# PROVIDED DATA
"""
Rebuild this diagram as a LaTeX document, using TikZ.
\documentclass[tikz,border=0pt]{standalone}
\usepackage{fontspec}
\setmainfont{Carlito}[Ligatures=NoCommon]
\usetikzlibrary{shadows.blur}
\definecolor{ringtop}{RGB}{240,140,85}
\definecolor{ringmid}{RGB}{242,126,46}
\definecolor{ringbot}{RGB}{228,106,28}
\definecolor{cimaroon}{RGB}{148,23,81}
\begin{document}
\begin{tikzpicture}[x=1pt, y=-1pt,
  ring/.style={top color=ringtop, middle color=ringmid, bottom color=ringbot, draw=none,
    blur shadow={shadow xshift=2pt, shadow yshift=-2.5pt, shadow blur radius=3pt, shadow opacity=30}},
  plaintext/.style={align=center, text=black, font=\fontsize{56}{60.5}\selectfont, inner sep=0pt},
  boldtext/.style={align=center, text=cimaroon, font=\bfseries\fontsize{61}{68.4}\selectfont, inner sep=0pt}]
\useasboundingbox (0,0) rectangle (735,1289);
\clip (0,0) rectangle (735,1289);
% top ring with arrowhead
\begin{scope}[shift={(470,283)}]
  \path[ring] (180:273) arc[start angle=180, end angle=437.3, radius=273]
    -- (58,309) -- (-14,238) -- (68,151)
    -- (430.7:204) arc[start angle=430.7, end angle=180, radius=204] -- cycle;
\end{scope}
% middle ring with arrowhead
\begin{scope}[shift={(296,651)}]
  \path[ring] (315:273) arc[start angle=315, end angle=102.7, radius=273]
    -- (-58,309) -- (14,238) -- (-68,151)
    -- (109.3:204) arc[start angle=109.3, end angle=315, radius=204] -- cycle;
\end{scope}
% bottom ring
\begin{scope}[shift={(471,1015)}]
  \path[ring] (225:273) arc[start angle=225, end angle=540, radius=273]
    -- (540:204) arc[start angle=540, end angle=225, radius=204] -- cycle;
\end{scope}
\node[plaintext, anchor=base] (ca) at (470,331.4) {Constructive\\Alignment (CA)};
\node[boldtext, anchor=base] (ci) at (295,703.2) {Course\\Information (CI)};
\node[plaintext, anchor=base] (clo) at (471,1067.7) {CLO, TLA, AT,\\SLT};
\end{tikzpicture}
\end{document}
"""
"""
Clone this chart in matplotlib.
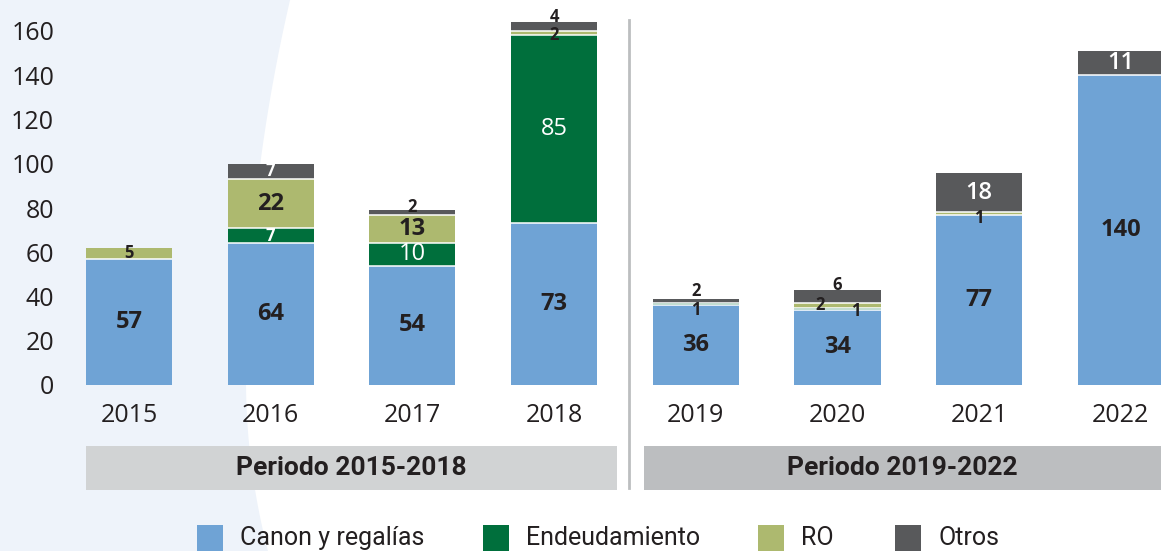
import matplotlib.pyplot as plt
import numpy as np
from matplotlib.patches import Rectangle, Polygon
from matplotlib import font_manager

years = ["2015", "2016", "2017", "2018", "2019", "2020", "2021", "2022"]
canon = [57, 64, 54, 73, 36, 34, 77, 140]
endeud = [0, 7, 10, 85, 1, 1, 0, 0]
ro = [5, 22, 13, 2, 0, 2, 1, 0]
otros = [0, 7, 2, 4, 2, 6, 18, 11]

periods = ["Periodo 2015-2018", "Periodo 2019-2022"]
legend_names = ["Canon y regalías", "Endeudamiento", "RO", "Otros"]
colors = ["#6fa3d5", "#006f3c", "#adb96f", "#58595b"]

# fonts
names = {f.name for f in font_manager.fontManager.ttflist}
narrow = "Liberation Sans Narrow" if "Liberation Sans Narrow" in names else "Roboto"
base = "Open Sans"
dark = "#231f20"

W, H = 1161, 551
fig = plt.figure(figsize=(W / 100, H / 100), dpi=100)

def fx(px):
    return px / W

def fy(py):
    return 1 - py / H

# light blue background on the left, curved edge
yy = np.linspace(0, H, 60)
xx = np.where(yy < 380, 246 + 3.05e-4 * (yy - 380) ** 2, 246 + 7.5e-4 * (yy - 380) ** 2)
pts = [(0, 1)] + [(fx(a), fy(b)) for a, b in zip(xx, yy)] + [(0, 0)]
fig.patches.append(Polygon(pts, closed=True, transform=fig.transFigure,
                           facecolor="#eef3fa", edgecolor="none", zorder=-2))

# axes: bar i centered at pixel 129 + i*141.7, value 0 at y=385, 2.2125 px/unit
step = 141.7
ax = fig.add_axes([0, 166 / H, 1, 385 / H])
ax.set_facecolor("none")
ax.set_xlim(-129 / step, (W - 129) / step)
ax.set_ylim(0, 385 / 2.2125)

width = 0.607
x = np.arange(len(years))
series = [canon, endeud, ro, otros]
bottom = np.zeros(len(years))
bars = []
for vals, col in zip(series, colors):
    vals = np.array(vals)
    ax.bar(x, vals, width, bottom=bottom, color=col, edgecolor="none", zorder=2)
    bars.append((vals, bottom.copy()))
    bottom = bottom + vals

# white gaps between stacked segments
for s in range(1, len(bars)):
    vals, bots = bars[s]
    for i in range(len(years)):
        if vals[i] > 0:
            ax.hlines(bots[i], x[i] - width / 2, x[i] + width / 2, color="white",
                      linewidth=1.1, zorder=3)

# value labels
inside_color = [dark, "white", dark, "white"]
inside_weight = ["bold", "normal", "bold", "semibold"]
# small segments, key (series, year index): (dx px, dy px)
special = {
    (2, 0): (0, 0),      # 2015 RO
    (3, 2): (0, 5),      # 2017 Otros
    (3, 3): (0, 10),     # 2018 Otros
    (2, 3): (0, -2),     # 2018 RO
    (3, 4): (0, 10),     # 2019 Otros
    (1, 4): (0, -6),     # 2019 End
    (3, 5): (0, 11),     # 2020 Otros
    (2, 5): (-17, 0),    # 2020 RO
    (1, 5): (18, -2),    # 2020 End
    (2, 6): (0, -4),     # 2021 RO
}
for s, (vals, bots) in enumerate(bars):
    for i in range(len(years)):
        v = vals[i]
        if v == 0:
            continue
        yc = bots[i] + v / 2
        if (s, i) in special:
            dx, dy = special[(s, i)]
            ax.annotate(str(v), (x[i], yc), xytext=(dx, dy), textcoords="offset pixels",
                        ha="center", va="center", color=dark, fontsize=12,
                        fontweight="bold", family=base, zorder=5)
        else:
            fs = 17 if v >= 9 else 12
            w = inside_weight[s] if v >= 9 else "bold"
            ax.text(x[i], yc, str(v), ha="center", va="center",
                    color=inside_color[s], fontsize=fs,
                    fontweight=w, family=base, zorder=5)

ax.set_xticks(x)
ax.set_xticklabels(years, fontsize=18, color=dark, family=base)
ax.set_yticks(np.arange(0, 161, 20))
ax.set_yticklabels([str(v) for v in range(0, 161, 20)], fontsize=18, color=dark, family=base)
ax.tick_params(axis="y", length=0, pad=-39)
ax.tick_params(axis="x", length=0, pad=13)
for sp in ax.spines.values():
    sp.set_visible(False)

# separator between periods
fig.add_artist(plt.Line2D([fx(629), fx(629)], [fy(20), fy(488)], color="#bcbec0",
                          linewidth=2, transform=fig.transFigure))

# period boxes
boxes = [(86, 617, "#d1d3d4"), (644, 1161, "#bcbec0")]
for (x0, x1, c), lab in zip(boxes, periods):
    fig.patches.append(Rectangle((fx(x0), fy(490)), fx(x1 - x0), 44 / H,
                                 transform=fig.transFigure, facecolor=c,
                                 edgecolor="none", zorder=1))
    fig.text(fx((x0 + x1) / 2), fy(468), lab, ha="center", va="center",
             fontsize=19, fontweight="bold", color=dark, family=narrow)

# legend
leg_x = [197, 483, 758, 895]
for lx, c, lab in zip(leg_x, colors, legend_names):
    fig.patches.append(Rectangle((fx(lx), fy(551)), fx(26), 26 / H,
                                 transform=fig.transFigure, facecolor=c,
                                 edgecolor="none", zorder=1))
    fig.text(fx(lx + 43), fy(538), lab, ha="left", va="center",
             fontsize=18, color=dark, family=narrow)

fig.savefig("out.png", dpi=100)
"""
"""
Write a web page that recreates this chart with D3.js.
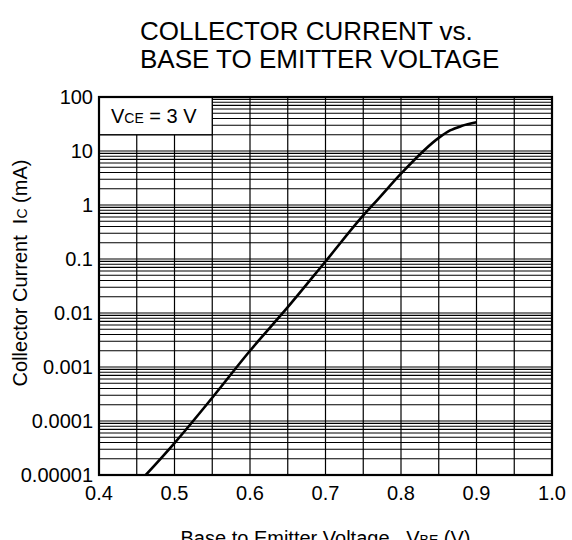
"""
# WHAT YOU ARE ASKED TO DO
Using the data above, copy exactly the lines from the one containing "Clone this chart in matplotlib." to the one containing "bottom = bottom + vals", inclusive. Exclude the pictures.

# TASK OUTPUT
Clone this chart in matplotlib.
import matplotlib.pyplot as plt
import numpy as np
from matplotlib.patches import Rectangle, Polygon
from matplotlib import font_manager

years = ["2015", "2016", "2017", "2018", "2019", "2020", "2021", "2022"]
canon = [57, 64, 54, 73, 36, 34, 77, 140]
endeud = [0, 7, 10, 85, 1, 1, 0, 0]
ro = [5, 22, 13, 2, 0, 2, 1, 0]
otros = [0, 7, 2, 4, 2, 6, 18, 11]

periods = ["Periodo 2015-2018", "Periodo 2019-2022"]
legend_names = ["Canon y regalías", "Endeudamiento", "RO", "Otros"]
colors = ["#6fa3d5", "#006f3c", "#adb96f", "#58595b"]

# fonts
names = {f.name for f in font_manager.fontManager.ttflist}
narrow = "Liberation Sans Narrow" if "Liberation Sans Narrow" in names else "Roboto"
base = "Open Sans"
dark = "#231f20"

W, H = 1161, 551
fig = plt.figure(figsize=(W / 100, H / 100), dpi=100)

def fx(px):
    return px / W

def fy(py):
    return 1 - py / H

# light blue background on the left, curved edge
yy = np.linspace(0, H, 60)
xx = np.where(yy < 380, 246 + 3.05e-4 * (yy - 380) ** 2, 246 + 7.5e-4 * (yy - 380) ** 2)
pts = [(0, 1)] + [(fx(a), fy(b)) for a, b in zip(xx, yy)] + [(0, 0)]
fig.patches.append(Polygon(pts, closed=True, transform=fig.transFigure,
                           facecolor="#eef3fa", edgecolor="none", zorder=-2))

# axes: bar i centered at pixel 129 + i*141.7, value 0 at y=385, 2.2125 px/unit
step = 141.7
ax = fig.add_axes([0, 166 / H, 1, 385 / H])
ax.set_facecolor("none")
ax.set_xlim(-129 / step, (W - 129) / step)
ax.set_ylim(0, 385 / 2.2125)

width = 0.607
x = np.arange(len(years))
series = [canon, endeud, ro, otros]
bottom = np.zeros(len(years))
bars = []
for vals, col in zip(series, colors):
    vals = np.array(vals)
    ax.bar(x, vals, width, bottom=bottom, color=col, edgecolor="none", zorder=2)
    bars.append((vals, bottom.copy()))
    bottom = bottom + vals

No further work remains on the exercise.